Stored data:
## START

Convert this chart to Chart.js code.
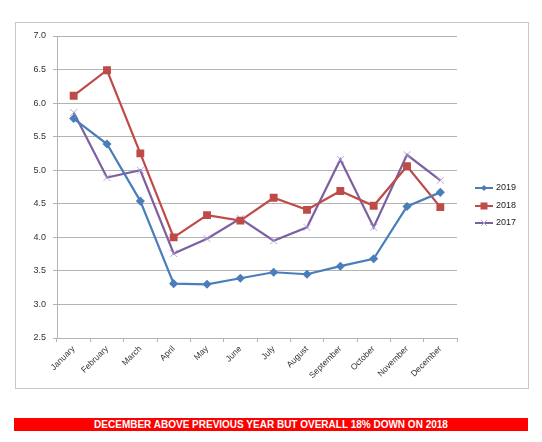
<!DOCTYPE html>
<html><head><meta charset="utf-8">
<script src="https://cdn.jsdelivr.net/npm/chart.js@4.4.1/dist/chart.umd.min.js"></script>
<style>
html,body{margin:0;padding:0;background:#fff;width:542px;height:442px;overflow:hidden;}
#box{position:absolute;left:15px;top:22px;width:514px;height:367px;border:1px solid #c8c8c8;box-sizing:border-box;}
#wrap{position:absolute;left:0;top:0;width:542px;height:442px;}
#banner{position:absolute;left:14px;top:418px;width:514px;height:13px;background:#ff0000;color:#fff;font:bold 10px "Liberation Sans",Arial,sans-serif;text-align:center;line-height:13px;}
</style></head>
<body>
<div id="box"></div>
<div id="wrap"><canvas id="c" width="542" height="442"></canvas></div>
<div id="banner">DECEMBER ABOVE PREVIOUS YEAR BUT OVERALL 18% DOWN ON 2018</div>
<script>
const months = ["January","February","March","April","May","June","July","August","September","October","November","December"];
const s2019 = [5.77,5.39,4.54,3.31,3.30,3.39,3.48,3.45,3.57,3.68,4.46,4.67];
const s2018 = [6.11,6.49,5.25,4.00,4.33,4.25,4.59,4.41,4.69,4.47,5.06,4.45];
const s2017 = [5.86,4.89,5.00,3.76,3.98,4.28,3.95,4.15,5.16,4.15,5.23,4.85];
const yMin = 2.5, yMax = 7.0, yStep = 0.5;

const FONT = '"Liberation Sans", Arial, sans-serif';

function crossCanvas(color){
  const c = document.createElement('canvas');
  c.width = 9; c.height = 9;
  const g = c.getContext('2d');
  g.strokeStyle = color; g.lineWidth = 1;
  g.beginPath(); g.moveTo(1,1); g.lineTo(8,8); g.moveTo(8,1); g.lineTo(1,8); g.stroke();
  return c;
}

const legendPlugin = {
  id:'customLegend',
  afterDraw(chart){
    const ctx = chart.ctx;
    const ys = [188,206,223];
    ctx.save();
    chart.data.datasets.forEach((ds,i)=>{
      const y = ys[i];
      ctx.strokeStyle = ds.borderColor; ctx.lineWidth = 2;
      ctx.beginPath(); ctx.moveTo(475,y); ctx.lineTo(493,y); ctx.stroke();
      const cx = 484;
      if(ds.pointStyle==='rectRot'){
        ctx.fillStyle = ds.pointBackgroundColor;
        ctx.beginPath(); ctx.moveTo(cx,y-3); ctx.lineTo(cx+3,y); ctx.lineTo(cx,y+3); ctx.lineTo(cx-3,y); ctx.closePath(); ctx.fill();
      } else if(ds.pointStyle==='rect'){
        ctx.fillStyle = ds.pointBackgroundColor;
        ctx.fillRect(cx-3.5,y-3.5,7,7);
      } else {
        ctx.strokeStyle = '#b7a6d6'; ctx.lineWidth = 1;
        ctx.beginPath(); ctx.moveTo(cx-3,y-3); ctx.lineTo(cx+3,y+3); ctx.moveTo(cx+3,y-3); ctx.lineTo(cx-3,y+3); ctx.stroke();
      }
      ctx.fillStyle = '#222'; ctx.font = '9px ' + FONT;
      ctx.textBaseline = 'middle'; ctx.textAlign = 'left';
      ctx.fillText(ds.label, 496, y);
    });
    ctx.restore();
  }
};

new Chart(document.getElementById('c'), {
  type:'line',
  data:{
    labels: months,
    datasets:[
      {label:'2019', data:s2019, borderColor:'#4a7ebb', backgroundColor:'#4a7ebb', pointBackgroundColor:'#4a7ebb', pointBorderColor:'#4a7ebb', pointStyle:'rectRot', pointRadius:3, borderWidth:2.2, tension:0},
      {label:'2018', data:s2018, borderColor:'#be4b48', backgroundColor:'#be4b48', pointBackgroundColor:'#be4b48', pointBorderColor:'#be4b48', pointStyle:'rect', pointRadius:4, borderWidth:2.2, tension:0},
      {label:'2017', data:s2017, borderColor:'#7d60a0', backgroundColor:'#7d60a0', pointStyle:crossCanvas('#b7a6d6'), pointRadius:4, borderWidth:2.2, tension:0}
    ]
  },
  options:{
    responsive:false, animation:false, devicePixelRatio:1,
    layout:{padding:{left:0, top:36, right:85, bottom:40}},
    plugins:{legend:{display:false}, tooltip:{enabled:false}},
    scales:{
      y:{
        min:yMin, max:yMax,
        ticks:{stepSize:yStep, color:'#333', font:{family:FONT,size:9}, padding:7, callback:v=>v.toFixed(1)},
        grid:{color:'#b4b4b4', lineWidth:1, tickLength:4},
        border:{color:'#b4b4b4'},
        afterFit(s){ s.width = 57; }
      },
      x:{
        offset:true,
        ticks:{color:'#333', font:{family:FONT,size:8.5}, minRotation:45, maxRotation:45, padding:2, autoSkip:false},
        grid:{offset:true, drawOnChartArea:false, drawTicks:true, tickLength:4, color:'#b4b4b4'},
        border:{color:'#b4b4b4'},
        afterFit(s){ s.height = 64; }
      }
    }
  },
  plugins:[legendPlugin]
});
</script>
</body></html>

## END

Working from the lines above, reproduce the material exactly and exclude its pictures.

Convert this chart to Chart.js code.
<!DOCTYPE html>
<html><head><meta charset="utf-8">
<script src="https://cdn.jsdelivr.net/npm/chart.js@4.4.1/dist/chart.umd.min.js"></script>
<style>
html,body{margin:0;padding:0;background:#fff;width:542px;height:442px;overflow:hidden;}
#box{position:absolute;left:15px;top:22px;width:514px;height:367px;border:1px solid #c8c8c8;box-sizing:border-box;}
#wrap{position:absolute;left:0;top:0;width:542px;height:442px;}
#banner{position:absolute;left:14px;top:418px;width:514px;height:13px;background:#ff0000;color:#fff;font:bold 10px "Liberation Sans",Arial,sans-serif;text-align:center;line-height:13px;}
</style></head>
<body>
<div id="box"></div>
<div id="wrap"><canvas id="c" width="542" height="442"></canvas></div>
<div id="banner">DECEMBER ABOVE PREVIOUS YEAR BUT OVERALL 18% DOWN ON 2018</div>
<script>
const months = ["January","February","March","April","May","June","July","August","September","October","November","December"];
const s2019 = [5.77,5.39,4.54,3.31,3.30,3.39,3.48,3.45,3.57,3.68,4.46,4.67];
const s2018 = [6.11,6.49,5.25,4.00,4.33,4.25,4.59,4.41,4.69,4.47,5.06,4.45];
const s2017 = [5.86,4.89,5.00,3.76,3.98,4.28,3.95,4.15,5.16,4.15,5.23,4.85];
const yMin = 2.5, yMax = 7.0, yStep = 0.5;

const FONT = '"Liberation Sans", Arial, sans-serif';

function crossCanvas(color){
  const c = document.createElement('canvas');
  c.width = 9; c.height = 9;
  const g = c.getContext('2d');
  g.strokeStyle = color; g.lineWidth = 1;
  g.beginPath(); g.moveTo(1,1); g.lineTo(8,8); g.moveTo(8,1); g.lineTo(1,8); g.stroke();
  return c;
}

const legendPlugin = {
  id:'customLegend',
  afterDraw(chart){
    const ctx = chart.ctx;
    const ys = [188,206,223];
    ctx.save();
    chart.data.datasets.forEach((ds,i)=>{
      const y = ys[i];
      ctx.strokeStyle = ds.borderColor; ctx.lineWidth = 2;
      ctx.beginPath(); ctx.moveTo(475,y); ctx.lineTo(493,y); ctx.stroke();
      const cx = 484;
      if(ds.pointStyle==='rectRot'){
        ctx.fillStyle = ds.pointBackgroundColor;
        ctx.beginPath(); ctx.moveTo(cx,y-3); ctx.lineTo(cx+3,y); ctx.lineTo(cx,y+3); ctx.lineTo(cx-3,y); ctx.closePath(); ctx.fill();
      } else if(ds.pointStyle==='rect'){
        ctx.fillStyle = ds.pointBackgroundColor;
        ctx.fillRect(cx-3.5,y-3.5,7,7);
      } else {
        ctx.strokeStyle = '#b7a6d6'; ctx.lineWidth = 1;
        ctx.beginPath(); ctx.moveTo(cx-3,y-3); ctx.lineTo(cx+3,y+3); ctx.moveTo(cx+3,y-3); ctx.lineTo(cx-3,y+3); ctx.stroke();
      }
      ctx.fillStyle = '#222'; ctx.font = '9px ' + FONT;
      ctx.textBaseline = 'middle'; ctx.textAlign = 'left';
      ctx.fillText(ds.label, 496, y);
    });
    ctx.restore();
  }
};

new Chart(document.getElementById('c'), {
  type:'line',
  data:{
    labels: months,
    datasets:[
      {label:'2019', data:s2019, borderColor:'#4a7ebb', backgroundColor:'#4a7ebb', pointBackgroundColor:'#4a7ebb', pointBorderColor:'#4a7ebb', pointStyle:'rectRot', pointRadius:3, borderWidth:2.2, tension:0},
      {label:'2018', data:s2018, borderColor:'#be4b48', backgroundColor:'#be4b48', pointBackgroundColor:'#be4b48', pointBorderColor:'#be4b48', pointStyle:'rect', pointRadius:4, borderWidth:2.2, tension:0},
      {label:'2017', data:s2017, borderColor:'#7d60a0', backgroundColor:'#7d60a0', pointStyle:crossCanvas('#b7a6d6'), pointRadius:4, borderWidth:2.2, tension:0}
    ]
  },
  options:{
    responsive:false, animation:false, devicePixelRatio:1,
    layout:{padding:{left:0, top:36, right:85, bottom:40}},
    plugins:{legend:{display:false}, tooltip:{enabled:false}},
    scales:{
      y:{
        min:yMin, max:yMax,
        ticks:{stepSize:yStep, color:'#333', font:{family:FONT,size:9}, padding:7, callback:v=>v.toFixed(1)},
        grid:{color:'#b4b4b4', lineWidth:1, tickLength:4},
        border:{color:'#b4b4b4'},
        afterFit(s){ s.width = 57; }
      },
      x:{
        offset:true,
        ticks:{color:'#333', font:{family:FONT,size:8.5}, minRotation:45, maxRotation:45, padding:2, autoSkip:false},
        grid:{offset:true, drawOnChartArea:false, drawTicks:true, tickLength:4, color:'#b4b4b4'},
        border:{color:'#b4b4b4'},
        afterFit(s){ s.height = 64; }
      }
    }
  },
  plugins:[legendPlugin]
});
</script>
</body></html>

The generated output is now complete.